Description of the task: Beginning with the first line, set down every line through the one containing "radius = 153", exactly as it appears, but not the pictures.

Data section:
-------
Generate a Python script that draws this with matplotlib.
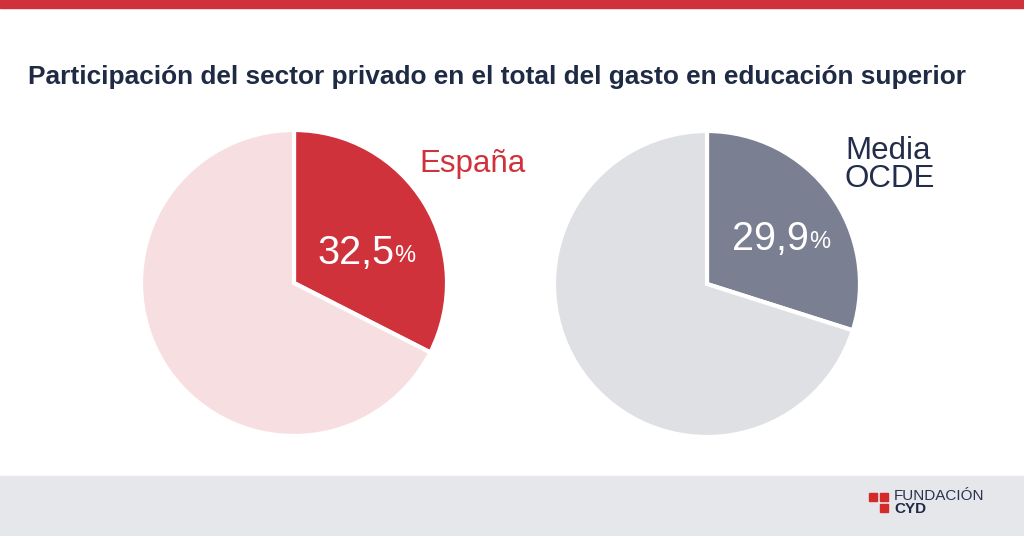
import matplotlib
matplotlib.use("Agg")
import matplotlib.pyplot as plt
from matplotlib.patches import Rectangle

plt.rcParams['font.family'] = ['Liberation Sans', 'DejaVu Sans']

# data
labels = ["España", "Media\nOCDE"]
private_share = [32.5, 29.9]
value_text = ["32,5", "29,9"]
main_colors = ["#d0323b", "#7a7f91"]
rest_colors = ["#f7dfe1", "#dfe0e4"]
label_colors = ["#d0323b", "#232c4a"]

W, H = 1024, 536
fig = plt.figure(figsize=(W / 100, H / 100), dpi=100)
ax = fig.add_axes([0, 0, 1, 1])

def py(y):
    # image pixel row -> data y
    return H - y

centers = [(294, py(283)), (707, py(284))]
radius = 153

for i in range(2):
    ax.pie([private_share[i], 100 - private_share[i]], center=centers[i], radius=radius,
           startangle=90, counterclock=False,
           colors=[main_colors[i], rest_colors[i]],
           wedgeprops=dict(edgecolor="white", linewidth=3))

ax.set_xlim(0, W)
ax.set_ylim(0, H)
ax.set_aspect("equal")
ax.set_axis_off()

# top red band and grey footer
ax.add_patch(Rectangle((0, py(8)), W, 8, color="#d0323b", zorder=0))
ax.add_patch(Rectangle((0, 0), W, py(476), color="#e6e7ea", zorder=0))

ax.text(28, py(77), "Participación del sector privado en el total del gasto en educación superior",
        fontsize=18.9, fontweight="bold", color="#1f2a44", va="center", ha="left")

# values inside wedges
num_pos = [(317, py(253)), (732, py(239))]
for i in range(2):
    t = ax.text(num_pos[i][0], num_pos[i][1], value_text[i], fontsize=28.5, color="white",
                va="center", ha="left")
    ax.annotate("%", xy=(1, 0.12), xycoords=t, fontsize=17, color="white",
                va="bottom", ha="left")

# series labels
ax.text(419, py(164), labels[0], fontsize=22.5, color=label_colors[0], va="center", ha="left")
ax.text(845, py(165), labels[1], fontsize=22.5, color=label_colors[1], va="center", ha="left",
        linespacing=0.95)

# logo
for (x, y) in [(869, 493), (880, 493), (880, 504)]:
    ax.add_patch(Rectangle((x, py(y + 8)), 8, 8, color="#d42a2a", zorder=2))
ax.text(894, py(496), "FUNDACIÓN", fontsize=11, color="#2a3350", va="center", ha="left")
ax.text(894, py(509), "CYD", fontsize=11, fontweight="bold", color="#1f2a44", va="center", ha="left")

fig.savefig("out.png", dpi=100)
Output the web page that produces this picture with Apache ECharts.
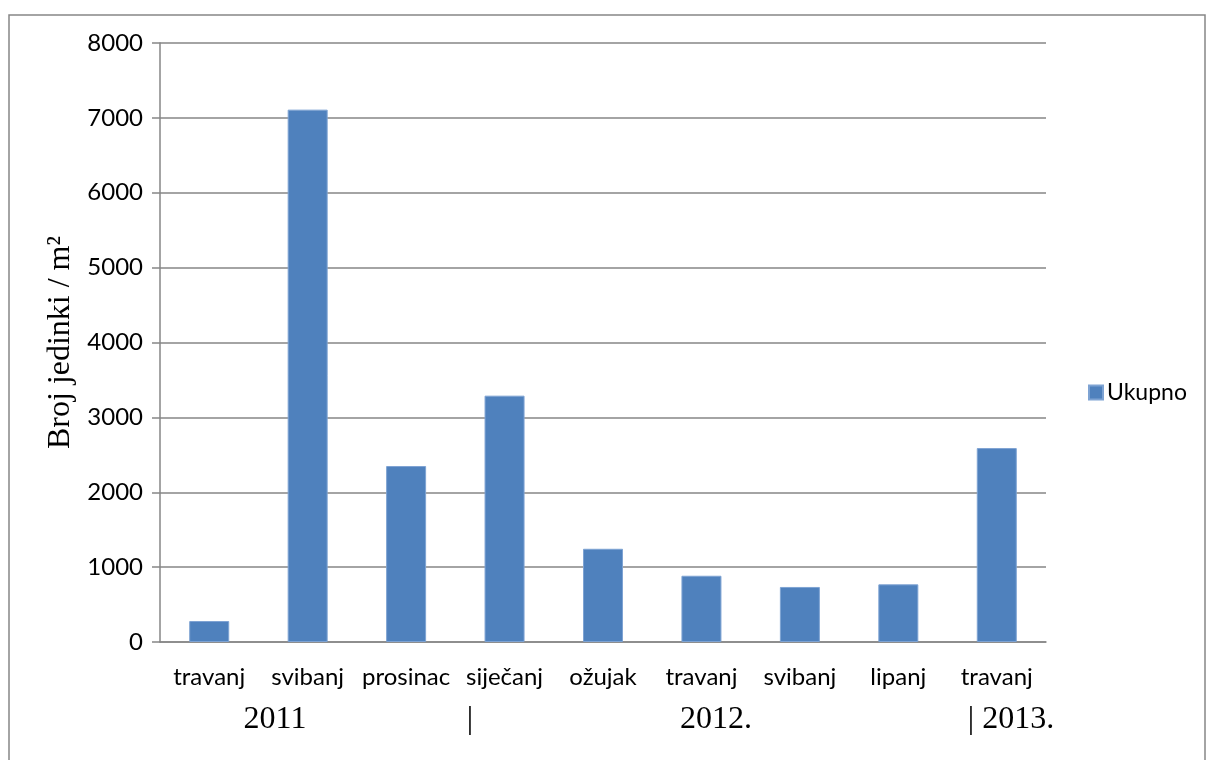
<!DOCTYPE html>
<html>
<head>
<meta charset="utf-8">
<script src="https://cdn.jsdelivr.net/npm/echarts@6/dist/echarts.min.js"></script>
<style>
html,body{margin:0;padding:0;background:#fff;}
#c{width:1207px;height:760px;}
</style>
</head>
<body>
<div id="c"></div>
<script>
const categories = ['travanj','svibanj','prosinac','siječanj','ožujak','travanj','svibanj','lipanj','travanj'];
const ukupno = [280, 7110, 2350, 3290, 1245, 885, 735, 770, 2590];
const yearLabels = ['2011', '|', '2012.', '| 2013.'];
const seriesName = 'Ukupno';
const yTitle = 'Broj jedinki / m²';

const chart = echarts.init(document.getElementById('c'), null, {renderer:'canvas'});
const labelFont = 'Lato, "Open Sans", sans-serif';
const serif = '"Liberation Serif", "DejaVu Serif", serif';
chart.setOption({
  animation:false,
  backgroundColor:'#fff',
  grid:{left:160, right:161, top:43, bottom:118, containLabel:false},
  legend:{
    data:[seriesName], orient:'vertical', left:1083, top:376,
    itemWidth:14, itemHeight:14, itemGap:5,
    icon:'rect',
    textStyle:{fontFamily:labelFont, fontSize:23, color:'#000', padding:[0,0,0,-1]}
  },
  xAxis:{
    type:'category', data:categories,
    axisLine:{lineStyle:{color:'#868686', width:1.5}},
    axisTick:{show:false},
    axisLabel:{fontFamily:labelFont, fontSize:24, color:'#000', margin:23, interval:0}
  },
  yAxis:{
    type:'value', min:0, max:8000, interval:1000,
    name:yTitle, nameLocation:'middle', nameGap:82,
    nameTextStyle:{fontFamily:serif, fontSize:32, color:'#000'},
    axisLine:{show:true, lineStyle:{color:'#868686', width:1.5}},
    axisTick:{show:true, length:8, lineStyle:{color:'#868686', width:1.5}},
    splitLine:{lineStyle:{color:'#868686', width:1.5}},
    axisLabel:{fontFamily:labelFont, fontSize:24, color:'#000', margin:17,
      formatter:(v)=>String(v)}
  },
  series:[{
    name:seriesName, type:'bar', data:ukupno, barWidth:40,
    itemStyle:{color:'#4f81bd', borderColor:'#7ea3d3', borderWidth:1}
  }],
  graphic:[
    {type:'rect', shape:{x:9, y:15, width:1196, height:760}, style:{fill:'none', stroke:'#868686', lineWidth:1.5}, silent:true},
    {type:'text', x:275, y:720, style:{text:yearLabels[0], font:'32px '+serif, fill:'#000', textAlign:'center', textVerticalAlign:'middle'}},
    {type:'text', x:470, y:720, style:{text:yearLabels[1], font:'32px '+serif, fill:'#000', textAlign:'center', textVerticalAlign:'middle'}},
    {type:'text', x:716, y:720, style:{text:yearLabels[2], font:'32px '+serif, fill:'#000', textAlign:'center', textVerticalAlign:'middle'}},
    {type:'text', x:1011, y:720, style:{text:yearLabels[3], font:'32px '+serif, fill:'#000', textAlign:'center', textVerticalAlign:'middle'}}
  ]
});
</script>
</body>
</html>
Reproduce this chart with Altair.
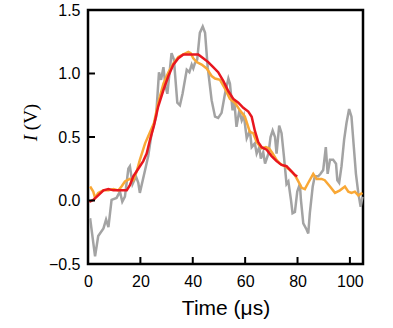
import altair as alt
import pandas as pd

# ---- data ----
gray_t = [0.8, 2.7, 3.9, 5.9, 6.9, 7.8, 9.0, 10.9, 12.2, 13.1, 14.1, 15.4, 16.0, 17.0, 18.3, 19.2, 19.8,
          21.8, 23.0, 24.3, 26.0, 27.1, 27.9, 28.8, 29.6, 30.3, 31.9, 32.8, 34.1, 35.1, 36.1, 37.7, 38.7,
          39.6, 40.2, 40.8, 41.7, 42.7, 43.8, 44.7, 45.7, 47.2, 48.5, 49.7, 51.0, 52.3, 53.6, 54.2, 55.2,
          55.8, 56.7, 57.8, 58.7, 59.5, 60.6, 61.8, 62.5, 63.7, 64.4, 65.4, 66.0, 66.9, 67.6, 68.9, 69.7,
          70.5, 71.4, 72.0, 73.0, 73.9, 74.8, 75.8, 76.5, 77.5, 78.1, 79.0, 79.9, 80.9, 81.3, 82.2, 83.5,
          84.1, 84.7, 85.8, 86.6, 87.9, 88.8, 89.8, 90.8, 91.5, 92.4, 93.6, 94.7, 95.2, 95.9, 96.8, 97.8,
          98.7, 99.7, 100.6, 101.5, 102.3, 103.2, 104.1, 104.8]
gray_v = [-0.14, -0.44, -0.28, -0.22, -0.15, -0.21, 0.005, 0.02, 0.07, -0.01, 0.03, 0.25, 0.27, 0.13, 0.19, 0.14, 0.06,
          0.24, 0.35, 0.53, 0.66, 1.01, 0.95, 1.05, 0.90, 0.84, 1.16, 1.11, 0.77, 0.75, 0.84, 1.03, 1.01,
          1.07, 1.04, 1.08, 1.11, 1.32, 1.37, 1.32, 1.05, 0.79, 0.66, 0.65, 0.69, 0.84, 0.96, 0.92, 0.71,
          0.79, 0.58, 0.71, 0.63, 0.67, 0.49, 0.55, 0.42, 0.45, 0.37, 0.42, 0.33, 0.38, 0.29, 0.37, 0.50,
          0.55, 0.50, 0.37, 0.59, 0.53, 0.35, 0.13, 0.15, 0.004, -0.10, -0.09, 0.07, 0.13, 0.004, -0.18, -0.23,
          -0.26, -0.10, 0.11, 0.19, 0.19, 0.21, 0.24, 0.42, 0.21, 0.32, 0.32, 0.29, 0.16, 0.14, 0.27, 0.48,
          0.61, 0.72, 0.66, 0.42, 0.21, 0.06, -0.05, 0.03]

orange_t = [0.8, 2.0, 2.7, 3.9, 5.9, 7.8, 9.7, 11.6, 12.8, 14.1, 16.0, 17.3, 18.6, 19.8, 21.8, 23.7, 25.2,
            26.8, 28.8, 30.7, 32.6, 34.5, 36.4, 38.3, 39.2, 40.2, 41.5, 43.4, 45.3, 47.2, 48.5, 50.4, 52.3,
            54.2, 56.1, 58.0, 59.9, 61.8, 63.1, 64.4, 66.3, 67.9, 69.2, 70.5, 72.0, 73.3, 75.2, 77.1, 79.0,
            80.3, 81.6, 82.8, 84.1, 86.0, 87.3, 89.2, 90.4, 92.4, 94.3, 96.2, 98.1, 99.4, 100.6, 101.9, 103.2, 104.8]
orange_v = [0.11, 0.07, 0.02, 0.06, 0.08, 0.08, 0.09, 0.08, 0.11, 0.15, 0.17, 0.16, 0.23, 0.32, 0.45, 0.54, 0.61,
            0.77, 0.92, 1.01, 1.08, 1.13, 1.15, 1.17, 1.16, 1.12, 1.09, 1.07, 1.04, 0.98, 0.96, 0.95, 0.88,
            0.80, 0.77, 0.71, 0.66, 0.54, 0.53, 0.46, 0.41, 0.42, 0.41, 0.37, 0.32, 0.29, 0.27, 0.24, 0.20,
            0.15, 0.10, 0.09, 0.14, 0.21, 0.17, 0.17, 0.16, 0.11, 0.06, 0.08, 0.11, 0.07, 0.06, 0.07, 0.04, 0.06]

red_t = [0.5, 2.0, 3.9, 5.9, 7.8, 9.7, 11.6, 13.5, 14.8, 16.0, 17.3, 19.2, 21.1, 22.4, 23.7, 25.2, 26.8,
         28.8, 30.7, 32.6, 34.5, 36.4, 38.3, 40.2, 42.1, 44.0, 45.9, 47.8, 49.7, 51.7, 53.6, 55.5, 57.4,
         59.3, 61.2, 62.5, 63.7, 65.0, 66.3, 68.2, 70.1, 72.0, 73.9, 75.8, 77.7, 79.0, 79.9]
red_v = [-0.01, 0.004, 0.04, 0.08, 0.09, 0.08, 0.08, 0.08, 0.08, 0.12, 0.19, 0.25, 0.31, 0.37, 0.48, 0.59, 0.74,
         0.87, 0.98, 1.07, 1.12, 1.15, 1.15, 1.15, 1.15, 1.12, 1.09, 1.05, 1.01, 0.94, 0.86, 0.80, 0.77,
         0.73, 0.70, 0.66, 0.55, 0.46, 0.42, 0.40, 0.35, 0.31, 0.28, 0.27, 0.23, 0.20, 0.19]

x_ticks = [0, 20, 40, 60, 80, 100]
y_ticks = [-0.5, 0.0, 0.5, 1.0, 1.5]

gray_df = pd.DataFrame({"t": gray_t, "v": gray_v})
orange_df = pd.DataFrame({"t": orange_t, "v": orange_v})
red_df = pd.DataFrame({"t": red_t, "v": red_v})
xt_df = pd.DataFrame({"t": x_ticks})
yt_df = pd.DataFrame({"v": y_ticks})

W, H = 275, 254
xs = alt.Scale(domain=[0, 105], nice=False, zero=False)
ys = alt.Scale(domain=[-0.5, 1.5], nice=False, zero=False)

x_axis = alt.Axis(values=x_ticks, format="d", domain=False, ticks=False, grid=False,
                  labelFont="Liberation Sans", labelFontSize=16, labelColor="black",
                  labelPadding=9, title="Time (μs)", titleFont="Liberation Sans",
                  titleFontSize=21, titleFontWeight="normal", titleColor="black", titlePadding=8,
                  labelFlush=False)
y_axis = alt.Axis(values=y_ticks, format=".1f", domain=False, ticks=False, grid=False,
                  labelFont="Liberation Sans", labelFontSize=16, labelColor="black",
                  labelPadding=8, title="", labelFlush=False)

X = alt.X("t:Q", scale=xs, axis=x_axis, title="Time (μs)")
Y = alt.Y("v:Q", scale=ys, axis=y_axis, title="")

gray = alt.Chart(gray_df).mark_line(color="#a3a3a3", strokeWidth=2.5).encode(x=X, y=Y)
orange = alt.Chart(orange_df).mark_line(color="#f9a836", strokeWidth=2.5).encode(x=X, y=Y)
red = alt.Chart(red_df).mark_line(color="#e8161e", strokeWidth=2.5).encode(x=X, y=Y)

ytick = alt.Chart(yt_df).mark_rule(color="black", strokeWidth=2).encode(
    y=Y, x=alt.value(0), x2=alt.value(7),
)
xtick = alt.Chart(xt_df).mark_rule(color="black", strokeWidth=2).encode(
    x=X, y=alt.value(H), y2=alt.value(H - 7),
)

ttl_i = alt.Chart(pd.DataFrame({"s": ["I"]})).mark_text(
    angle=270, font="Liberation Serif", fontStyle="italic", fontSize=19,
    align="center", baseline="middle", color="black").encode(
    text="s:N", x=alt.value(-57), y=alt.value(128))
ttl_v = alt.Chart(pd.DataFrame({"s": ["(V)"]})).mark_text(
    angle=270, font="Liberation Serif", fontSize=19,
    align="center", baseline="middle", color="black").encode(
    text="s:N", x=alt.value(-57), y=alt.value(107))

chart = alt.layer(gray, orange, red, ytick, xtick, ttl_i, ttl_v).properties(
    width=W, height=H,
    autosize=alt.AutoSizeParams(type="none"),
    padding={"left": 88, "top": 10, "right": 30, "bottom": 64},
    background="white",
).configure_view(stroke="black", strokeWidth=2.5)

chart.save("out.html", embed_options={"renderer": "svg", "actions": False})
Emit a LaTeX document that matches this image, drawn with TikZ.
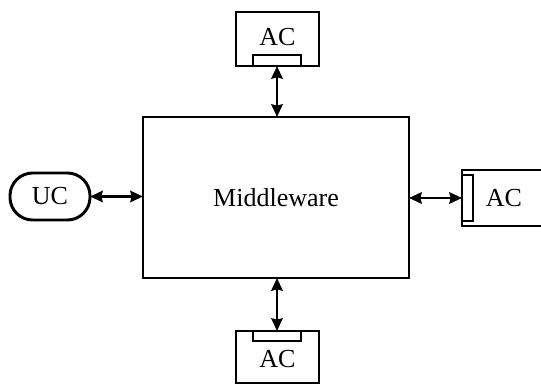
\documentclass[tikz,border=0pt]{standalone}
\usepackage{fontspec}
\setmainfont{Liberation Serif}
\usetikzlibrary{arrows.meta}
\begin{document}
\begin{tikzpicture}[x=0.75pt,y=-0.75pt,
  lbl/.style={font=\fontsize{19.5}{22}\selectfont,inner sep=0pt},
  box/.style={draw,line width=2.2pt,inner sep=0pt,outer sep=0pt,font=\fontsize{19.5}{22}\selectfont},
  port/.style={draw,fill=white,line width=2.2pt,inner sep=0pt,outer sep=0pt},
  link/.style={line width=2.2pt,{Stealth[length=9.5pt,width=8.5pt,inset=1pt]}-{Stealth[length=9.5pt,width=8.5pt,inset=1pt]}}]
\useasboundingbox (0,0) rectangle (541,385);
\node[box,minimum width=199.5pt,minimum height=120.75pt] (mw) at (276,197.5) {Middleware};
\node[box,minimum width=60pt,minimum height=35.25pt,rounded corners=17pt] (uc) at (50,196.5) {UC};
% top AC
\node[box,minimum width=62.25pt,minimum height=40.5pt] (act) at (277.5,39) {};
\node[lbl] (actl) at (277.5,37) {AC};
\node[port,minimum width=36pt,minimum height=8.25pt] (pt) at (277,60.5) {};
% bottom AC
\node[box,minimum width=62.25pt,minimum height=39pt] (acb) at (277.5,357) {};
\node[lbl] (acbl) at (277.5,359) {AC};
\node[port,minimum width=36pt,minimum height=7.5pt] (pb) at (277,336) {};
% right AC
\node[box,minimum width=62.25pt,minimum height=42pt] (acr) at (503.5,198) {};
\node[lbl] (acrl) at (504,198) {AC};
\node[port,minimum width=8.25pt,minimum height=34.5pt] (pr) at (467.5,198) {};
% links
\draw[link] (pt.south) -- (pt.south |- mw.north);
\draw[link] (pb.north) -- (pb.north |- mw.south);
\draw[link] (uc.east) -- (uc.east -| mw.west);
\draw[link] (mw.east |- pr.west) -- (pr.west);
\end{tikzpicture}
\end{document}
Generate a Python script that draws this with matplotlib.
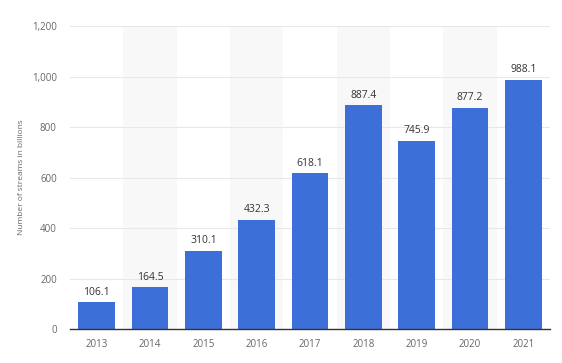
import matplotlib
matplotlib.use("Agg")
import matplotlib.pyplot as plt

years = ["2013", "2014", "2015", "2016", "2017", "2018", "2019", "2020", "2021"]
streams = [106.1, 164.5, 310.1, 432.3, 618.1, 887.4, 745.9, 877.2, 988.1]
yticks = [0, 200, 400, 600, 800, 1000, 1200]

plt.rcParams['font.family'] = ['Open Sans', 'DejaVu Sans']
fig = plt.figure(figsize=(5.62, 3.63), dpi=100)
ax = fig.add_axes([0.1246, 0.0937, 0.854, 0.834])

x = list(range(len(years)))
for i in x:
    if i % 2 == 1:
        ax.axvspan(i - 0.5, i + 0.5, color="#f8f8f8", zorder=0, lw=0)

for t in yticks[1:]:
    ax.axhline(t, color="#e8e8e8", lw=0.8, zorder=1)

bars = ax.bar(x, streams, width=0.69, color="#3d6fd8", zorder=2)
for xi, v in zip(x, streams):
    ax.text(xi, v + 18, f"{v:.1f}", ha="center", va="bottom", fontsize=7.5, color="#333333", zorder=3)

ax.set_xlim(-0.5, len(years) - 0.5)
ax.set_ylim(0, 1200)
ax.set_xticks(x)
ax.set_xticklabels(years)
ax.set_yticks(yticks)
ax.set_yticklabels([f"{t:,}" for t in yticks])
ax.tick_params(axis="both", length=0, labelsize=7, colors="#666666")
ax.tick_params(axis="x", pad=7)
ax.tick_params(axis="y", pad=9.5)
for s in ["top", "right", "left"]:
    ax.spines[s].set_visible(False)
ax.spines["bottom"].set_color("#333333")
ax.spines["bottom"].set_linewidth(1.0)
ax.spines["bottom"].set_zorder(4)
ax.set_ylabel("Number of streams in billions", fontsize=6, color="#666666", labelpad=5)

fig.savefig("out.png", dpi=100)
-------
Full solution:
Generate a Python script that draws this with matplotlib.
import matplotlib
matplotlib.use("Agg")
import matplotlib.pyplot as plt
from matplotlib.patches import Rectangle

plt.rcParams['font.family'] = ['Liberation Sans', 'DejaVu Sans']

# data
labels = ["España", "Media\nOCDE"]
private_share = [32.5, 29.9]
value_text = ["32,5", "29,9"]
main_colors = ["#d0323b", "#7a7f91"]
rest_colors = ["#f7dfe1", "#dfe0e4"]
label_colors = ["#d0323b", "#232c4a"]

W, H = 1024, 536
fig = plt.figure(figsize=(W / 100, H / 100), dpi=100)
ax = fig.add_axes([0, 0, 1, 1])

def py(y):
    # image pixel row -> data y
    return H - y

centers = [(294, py(283)), (707, py(284))]
radius = 153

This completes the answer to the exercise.